Your goal:
Could you output each line of the data that follows exactly?

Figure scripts
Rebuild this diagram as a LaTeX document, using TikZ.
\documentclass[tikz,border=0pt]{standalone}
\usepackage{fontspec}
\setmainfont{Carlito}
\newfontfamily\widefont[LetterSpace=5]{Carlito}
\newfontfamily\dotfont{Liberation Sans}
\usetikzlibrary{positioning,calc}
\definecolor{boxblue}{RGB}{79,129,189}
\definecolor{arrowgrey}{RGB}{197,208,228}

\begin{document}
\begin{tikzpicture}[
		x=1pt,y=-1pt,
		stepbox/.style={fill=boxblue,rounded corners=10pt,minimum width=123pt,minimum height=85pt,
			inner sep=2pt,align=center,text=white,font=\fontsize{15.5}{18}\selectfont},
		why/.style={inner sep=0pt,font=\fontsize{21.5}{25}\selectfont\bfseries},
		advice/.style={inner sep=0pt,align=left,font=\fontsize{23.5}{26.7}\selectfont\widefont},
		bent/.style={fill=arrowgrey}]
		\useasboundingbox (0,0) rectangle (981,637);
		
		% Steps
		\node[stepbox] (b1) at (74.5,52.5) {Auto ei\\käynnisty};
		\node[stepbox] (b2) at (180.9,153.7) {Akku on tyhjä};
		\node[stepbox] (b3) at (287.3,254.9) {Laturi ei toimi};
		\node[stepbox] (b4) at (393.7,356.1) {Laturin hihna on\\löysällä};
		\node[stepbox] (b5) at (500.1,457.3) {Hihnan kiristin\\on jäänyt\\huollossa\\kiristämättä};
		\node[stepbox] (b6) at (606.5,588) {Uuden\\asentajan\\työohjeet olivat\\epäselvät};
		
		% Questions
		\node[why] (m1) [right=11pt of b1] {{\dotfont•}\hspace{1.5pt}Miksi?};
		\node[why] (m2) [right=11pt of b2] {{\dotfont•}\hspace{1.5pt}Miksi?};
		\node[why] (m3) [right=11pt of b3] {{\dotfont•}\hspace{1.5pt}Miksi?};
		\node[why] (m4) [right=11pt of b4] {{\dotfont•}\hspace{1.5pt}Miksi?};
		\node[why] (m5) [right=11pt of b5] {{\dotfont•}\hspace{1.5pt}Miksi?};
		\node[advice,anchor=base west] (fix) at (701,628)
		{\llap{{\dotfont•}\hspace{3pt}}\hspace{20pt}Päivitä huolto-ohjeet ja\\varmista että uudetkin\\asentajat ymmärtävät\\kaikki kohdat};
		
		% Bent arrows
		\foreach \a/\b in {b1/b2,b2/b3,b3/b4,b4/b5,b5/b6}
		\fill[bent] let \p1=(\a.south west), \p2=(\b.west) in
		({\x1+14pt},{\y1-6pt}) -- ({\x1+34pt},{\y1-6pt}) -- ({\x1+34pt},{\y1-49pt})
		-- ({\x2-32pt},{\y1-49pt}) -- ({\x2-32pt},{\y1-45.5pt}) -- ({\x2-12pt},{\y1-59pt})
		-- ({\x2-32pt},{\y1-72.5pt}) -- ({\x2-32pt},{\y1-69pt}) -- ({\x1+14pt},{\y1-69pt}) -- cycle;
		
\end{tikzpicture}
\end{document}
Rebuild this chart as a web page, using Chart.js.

Exercise response:
Rebuild this diagram as a LaTeX document, using TikZ.
\documentclass[tikz,border=0pt]{standalone}
\usepackage{fontspec}
\setmainfont{Carlito}
\newfontfamily\widefont[LetterSpace=5]{Carlito}
\newfontfamily\dotfont{Liberation Sans}
\usetikzlibrary{positioning,calc}
\definecolor{boxblue}{RGB}{79,129,189}
\definecolor{arrowgrey}{RGB}{197,208,228}

\begin{document}
\begin{tikzpicture}[
		x=1pt,y=-1pt,
		stepbox/.style={fill=boxblue,rounded corners=10pt,minimum width=123pt,minimum height=85pt,
			inner sep=2pt,align=center,text=white,font=\fontsize{15.5}{18}\selectfont},
		why/.style={inner sep=0pt,font=\fontsize{21.5}{25}\selectfont\bfseries},
		advice/.style={inner sep=0pt,align=left,font=\fontsize{23.5}{26.7}\selectfont\widefont},
		bent/.style={fill=arrowgrey}]
		\useasboundingbox (0,0) rectangle (981,637);
		
		% Steps
		\node[stepbox] (b1) at (74.5,52.5) {Auto ei\\käynnisty};
		\node[stepbox] (b2) at (180.9,153.7) {Akku on tyhjä};
		\node[stepbox] (b3) at (287.3,254.9) {Laturi ei toimi};
		\node[stepbox] (b4) at (393.7,356.1) {Laturin hihna on\\löysällä};
		\node[stepbox] (b5) at (500.1,457.3) {Hihnan kiristin\\on jäänyt\\huollossa\\kiristämättä};
		\node[stepbox] (b6) at (606.5,588) {Uuden\\asentajan\\työohjeet olivat\\epäselvät};
		
		% Questions
		\node[why] (m1) [right=11pt of b1] {{\dotfont•}\hspace{1.5pt}Miksi?};
		\node[why] (m2) [right=11pt of b2] {{\dotfont•}\hspace{1.5pt}Miksi?};
		\node[why] (m3) [right=11pt of b3] {{\dotfont•}\hspace{1.5pt}Miksi?};
		\node[why] (m4) [right=11pt of b4] {{\dotfont•}\hspace{1.5pt}Miksi?};
		\node[why] (m5) [right=11pt of b5] {{\dotfont•}\hspace{1.5pt}Miksi?};
		\node[advice,anchor=base west] (fix) at (701,628)
		{\llap{{\dotfont•}\hspace{3pt}}\hspace{20pt}Päivitä huolto-ohjeet ja\\varmista että uudetkin\\asentajat ymmärtävät\\kaikki kohdat};
		
		% Bent arrows
		\foreach \a/\b in {b1/b2,b2/b3,b3/b4,b4/b5,b5/b6}
		\fill[bent] let \p1=(\a.south west), \p2=(\b.west) in
		({\x1+14pt},{\y1-6pt}) -- ({\x1+34pt},{\y1-6pt}) -- ({\x1+34pt},{\y1-49pt})
		-- ({\x2-32pt},{\y1-49pt}) -- ({\x2-32pt},{\y1-45.5pt}) -- ({\x2-12pt},{\y1-59pt})
		-- ({\x2-32pt},{\y1-72.5pt}) -- ({\x2-32pt},{\y1-69pt}) -- ({\x1+14pt},{\y1-69pt}) -- cycle;
		
\end{tikzpicture}
\end{document}
Rebuild this chart as a web page, using Chart.js.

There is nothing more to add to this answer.